Dataset content -
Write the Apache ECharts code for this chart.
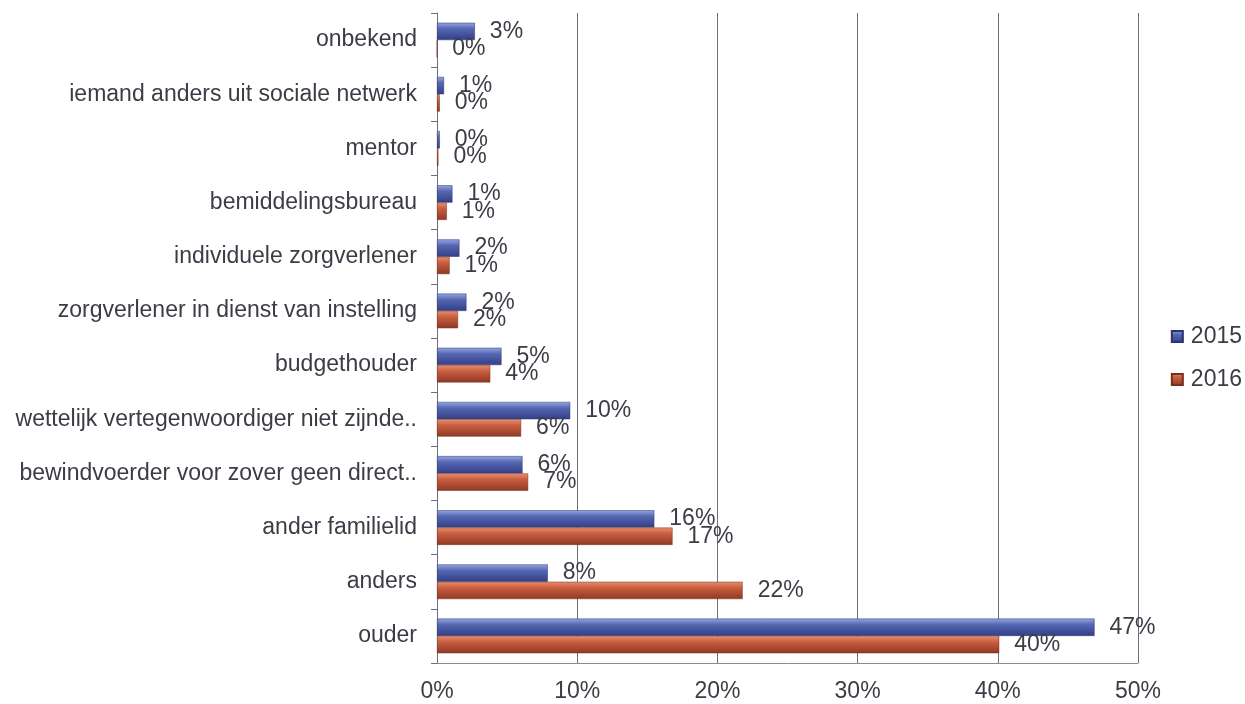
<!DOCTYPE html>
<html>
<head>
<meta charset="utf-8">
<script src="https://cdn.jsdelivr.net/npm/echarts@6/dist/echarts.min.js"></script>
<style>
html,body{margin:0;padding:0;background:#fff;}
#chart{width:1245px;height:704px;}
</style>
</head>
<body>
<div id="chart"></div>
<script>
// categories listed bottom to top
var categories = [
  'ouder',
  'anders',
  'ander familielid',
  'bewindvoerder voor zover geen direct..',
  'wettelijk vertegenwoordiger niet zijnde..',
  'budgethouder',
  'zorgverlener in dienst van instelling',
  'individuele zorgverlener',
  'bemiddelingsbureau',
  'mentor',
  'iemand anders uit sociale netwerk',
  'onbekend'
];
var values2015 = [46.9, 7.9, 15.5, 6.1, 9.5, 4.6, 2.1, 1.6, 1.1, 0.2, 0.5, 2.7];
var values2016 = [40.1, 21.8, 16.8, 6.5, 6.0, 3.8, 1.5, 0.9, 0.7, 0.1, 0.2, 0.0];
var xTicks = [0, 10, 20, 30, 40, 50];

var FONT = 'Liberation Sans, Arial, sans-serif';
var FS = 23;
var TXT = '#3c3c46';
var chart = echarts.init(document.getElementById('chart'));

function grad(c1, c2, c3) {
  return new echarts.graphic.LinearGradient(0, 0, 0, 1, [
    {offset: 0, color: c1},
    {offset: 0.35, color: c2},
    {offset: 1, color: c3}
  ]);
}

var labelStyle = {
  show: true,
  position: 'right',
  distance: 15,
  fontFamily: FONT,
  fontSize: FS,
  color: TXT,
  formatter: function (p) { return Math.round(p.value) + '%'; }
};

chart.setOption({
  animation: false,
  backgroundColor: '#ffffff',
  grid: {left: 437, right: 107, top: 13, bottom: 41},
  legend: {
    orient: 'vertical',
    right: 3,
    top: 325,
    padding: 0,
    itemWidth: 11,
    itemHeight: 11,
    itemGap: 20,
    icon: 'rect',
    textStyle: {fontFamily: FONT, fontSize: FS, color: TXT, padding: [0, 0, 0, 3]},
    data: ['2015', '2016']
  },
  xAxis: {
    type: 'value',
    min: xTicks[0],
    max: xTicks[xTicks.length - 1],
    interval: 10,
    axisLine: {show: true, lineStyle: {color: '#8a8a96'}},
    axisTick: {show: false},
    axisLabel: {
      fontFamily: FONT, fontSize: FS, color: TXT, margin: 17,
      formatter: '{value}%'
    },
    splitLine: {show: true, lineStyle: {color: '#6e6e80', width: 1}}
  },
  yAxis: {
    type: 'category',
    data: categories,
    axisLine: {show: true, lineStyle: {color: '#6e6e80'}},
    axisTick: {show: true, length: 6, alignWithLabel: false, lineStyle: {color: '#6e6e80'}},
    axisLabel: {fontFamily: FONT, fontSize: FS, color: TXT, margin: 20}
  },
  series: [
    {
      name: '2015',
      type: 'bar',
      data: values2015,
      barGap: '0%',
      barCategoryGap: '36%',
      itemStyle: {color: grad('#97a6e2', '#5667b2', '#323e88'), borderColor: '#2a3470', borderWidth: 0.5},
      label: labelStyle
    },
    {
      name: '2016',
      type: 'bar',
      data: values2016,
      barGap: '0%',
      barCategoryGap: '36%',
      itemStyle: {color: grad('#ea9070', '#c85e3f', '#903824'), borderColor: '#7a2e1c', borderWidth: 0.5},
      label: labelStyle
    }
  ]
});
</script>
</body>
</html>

Work to complete - Copy every line above word for word and exclude the pictures.

Exercise solution -
Write the Apache ECharts code for this chart.
<!DOCTYPE html>
<html>
<head>
<meta charset="utf-8">
<script src="https://cdn.jsdelivr.net/npm/echarts@6/dist/echarts.min.js"></script>
<style>
html,body{margin:0;padding:0;background:#fff;}
#chart{width:1245px;height:704px;}
</style>
</head>
<body>
<div id="chart"></div>
<script>
// categories listed bottom to top
var categories = [
  'ouder',
  'anders',
  'ander familielid',
  'bewindvoerder voor zover geen direct..',
  'wettelijk vertegenwoordiger niet zijnde..',
  'budgethouder',
  'zorgverlener in dienst van instelling',
  'individuele zorgverlener',
  'bemiddelingsbureau',
  'mentor',
  'iemand anders uit sociale netwerk',
  'onbekend'
];
var values2015 = [46.9, 7.9, 15.5, 6.1, 9.5, 4.6, 2.1, 1.6, 1.1, 0.2, 0.5, 2.7];
var values2016 = [40.1, 21.8, 16.8, 6.5, 6.0, 3.8, 1.5, 0.9, 0.7, 0.1, 0.2, 0.0];
var xTicks = [0, 10, 20, 30, 40, 50];

var FONT = 'Liberation Sans, Arial, sans-serif';
var FS = 23;
var TXT = '#3c3c46';
var chart = echarts.init(document.getElementById('chart'));

function grad(c1, c2, c3) {
  return new echarts.graphic.LinearGradient(0, 0, 0, 1, [
    {offset: 0, color: c1},
    {offset: 0.35, color: c2},
    {offset: 1, color: c3}
  ]);
}

var labelStyle = {
  show: true,
  position: 'right',
  distance: 15,
  fontFamily: FONT,
  fontSize: FS,
  color: TXT,
  formatter: function (p) { return Math.round(p.value) + '%'; }
};

chart.setOption({
  animation: false,
  backgroundColor: '#ffffff',
  grid: {left: 437, right: 107, top: 13, bottom: 41},
  legend: {
    orient: 'vertical',
    right: 3,
    top: 325,
    padding: 0,
    itemWidth: 11,
    itemHeight: 11,
    itemGap: 20,
    icon: 'rect',
    textStyle: {fontFamily: FONT, fontSize: FS, color: TXT, padding: [0, 0, 0, 3]},
    data: ['2015', '2016']
  },
  xAxis: {
    type: 'value',
    min: xTicks[0],
    max: xTicks[xTicks.length - 1],
    interval: 10,
    axisLine: {show: true, lineStyle: {color: '#8a8a96'}},
    axisTick: {show: false},
    axisLabel: {
      fontFamily: FONT, fontSize: FS, color: TXT, margin: 17,
      formatter: '{value}%'
    },
    splitLine: {show: true, lineStyle: {color: '#6e6e80', width: 1}}
  },
  yAxis: {
    type: 'category',
    data: categories,
    axisLine: {show: true, lineStyle: {color: '#6e6e80'}},
    axisTick: {show: true, length: 6, alignWithLabel: false, lineStyle: {color: '#6e6e80'}},
    axisLabel: {fontFamily: FONT, fontSize: FS, color: TXT, margin: 20}
  },
  series: [
    {
      name: '2015',
      type: 'bar',
      data: values2015,
      barGap: '0%',
      barCategoryGap: '36%',
      itemStyle: {color: grad('#97a6e2', '#5667b2', '#323e88'), borderColor: '#2a3470', borderWidth: 0.5},
      label: labelStyle
    },
    {
      name: '2016',
      type: 'bar',
      data: values2016,
      barGap: '0%',
      barCategoryGap: '36%',
      itemStyle: {color: grad('#ea9070', '#c85e3f', '#903824'), borderColor: '#7a2e1c', borderWidth: 0.5},
      label: labelStyle
    }
  ]
});
</script>
</body>
</html>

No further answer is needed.